Almost a year after the DIC publically opened the Portem bids, none of the top three bids had been accepted. Suspiciously, all three bidders failed to supply a sufficient bid bond—at least that was the official explanation. Nor had DIC invited Omanhene to enter formal divestiture negotiations, the obvious next step if the top three previous bidders failed to comply with the rules. I weighed my options. The absence of a decision on divestiture was tantamount to a good decision for Omanhene; it meant we could continue production in partnership with Portem, at least in the short term. Maybe this delay-and-see gambit was the Government of Ghana’s desired end game: wait for the World Bank to find other conditionalities to pursue so that Portem remained part of the national cocoa patrimony. If Omanhene likewise waited out the divestiture, then we just might prevail and get what we wanted, too. On the other hand, the uncertainty swirling around divestiture dissuaded me (and other potential investors) from funding the Omanhene project. It’s arduous to raise funds for growth when, at any moment, your government-mandated production partner might be sold. I understood the patriotic, economic imperative of my beloved Ghana and its unwillingness to sell Portem. But I accepted the inevitability of loan requirements imposed by any creditor. I could not predict who would prevail in this high-stakes game of Chocolate Hold ’em: the World Bank or the Government of Ghana? Who will blink first? Chicken or fish?
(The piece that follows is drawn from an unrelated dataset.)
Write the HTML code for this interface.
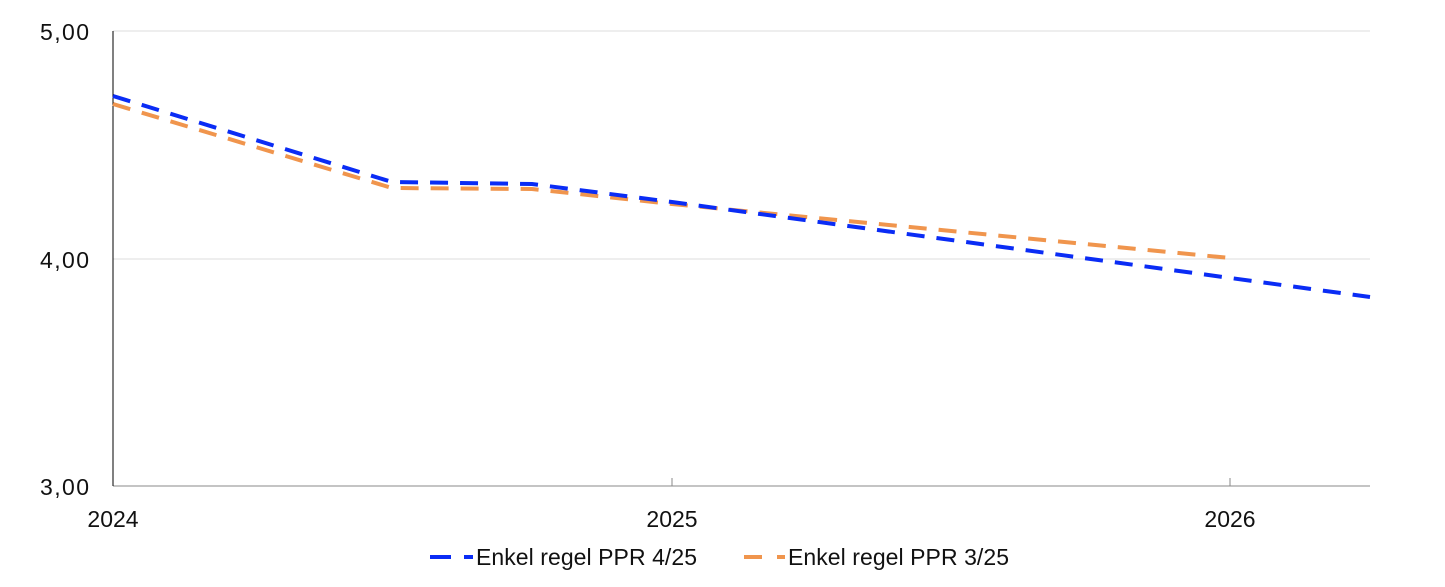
<!DOCTYPE html>
<html><head><style>body{margin:0;background:#fff}svg text{font-family:"Liberation Sans",sans-serif;fill:#111}</style></head>
<body>
<svg width="1445" height="582" xmlns="http://www.w3.org/2000/svg">
<line x1="113" y1="31" x2="1370" y2="31" stroke="#dcdcdc" stroke-width="1"/>
<line x1="113" y1="259" x2="1370" y2="259" stroke="#dcdcdc" stroke-width="1"/>
<line x1="113" y1="486" x2="1370" y2="486" stroke="#888" stroke-width="1"/>
<line x1="113" y1="31" x2="113" y2="486" stroke="#000" stroke-width="1"/>
<line x1="672" y1="478" x2="672" y2="486" stroke="#888"/>
<line x1="1230" y1="478" x2="1230" y2="486" stroke="#888"/>
<g font-size="23" text-anchor="end">
<text x="89" y="40" textLength="49">5,00</text><text x="89" y="268" textLength="49">4,00</text><text x="89" y="495" textLength="49">3,00</text></g>
<g font-size="23" text-anchor="middle">
<text x="113" y="527">2024</text><text x="672" y="527">2025</text><text x="1230" y="527">2026</text></g>
<polyline fill="none" stroke="#f0954d" stroke-width="4" stroke-dasharray="18 12" points="113,104 392,188 532,189 672,204 1230,258"/>
<polyline fill="none" stroke="#0a2cf5" stroke-width="4" stroke-dasharray="18 12" points="113,96 392,182 532,184 672,202 1370,297"/>
<line x1="430" y1="557" x2="451" y2="557" stroke="#0a2cf5" stroke-width="4"/>
<line x1="464" y1="557" x2="473" y2="557" stroke="#0a2cf5" stroke-width="4"/>
<text x="476" y="565" font-size="23" textLength="221">Enkel regel PPR 4/25</text>
<line x1="744" y1="557" x2="762" y2="557" stroke="#f0954d" stroke-width="4"/>
<line x1="777" y1="557" x2="785" y2="557" stroke="#f0954d" stroke-width="4"/>
<text x="788" y="565" font-size="23" textLength="221">Enkel regel PPR 3/25</text>
</svg>
</body></html>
  I decided to press the Government of Ghana to resolve the Portem divestiture. The waiting-game limbo was draining, both emotionally and financially. I turned to the US government for help, hoping they might persuade Ghana to invite Omanhene to negotiate for Portem—or at least persuade Ghana to choose an Omanhene-friendly bidder so that a US company might benefit.

  Omanhene couldn’t afford Washington lobbyists. Instead, I relied on the inherent appeal of the Omanhene Idea—and any personal connections I could cultivate. These included Ghana’s Ambassador to the US, Arthur Antwi, who (as luck would have it) knew President Clinton from his Arkansas days; and Senator Russ Feingold of Wisconsin, who (as luck would also have it) chaired the Senate Foreign Relations Committee’s Subcommittee on African Affairs. In February 1996, I learned that Secretary of Commerce Ron Brown was planning a trade mission to West Africa that would include a stop in Ghana, and that, during the trip, bilateral trade negotiations—including trade advocacy—would take place. Secretary Brown’s outstanding staff were enthusiastic about the Omanhene story and offered to bring secretarial-level advocacy to bear on the divestiture issue. For the Department of Commerce, it was a question of a US company, Omanhene, facing potential discrimination and unfair dealing at the hands of a foreign government, Ghana, with a shadowy German company benefitting. And all the parties were covered in chocolate. Commerce was itching for this fight. I was too.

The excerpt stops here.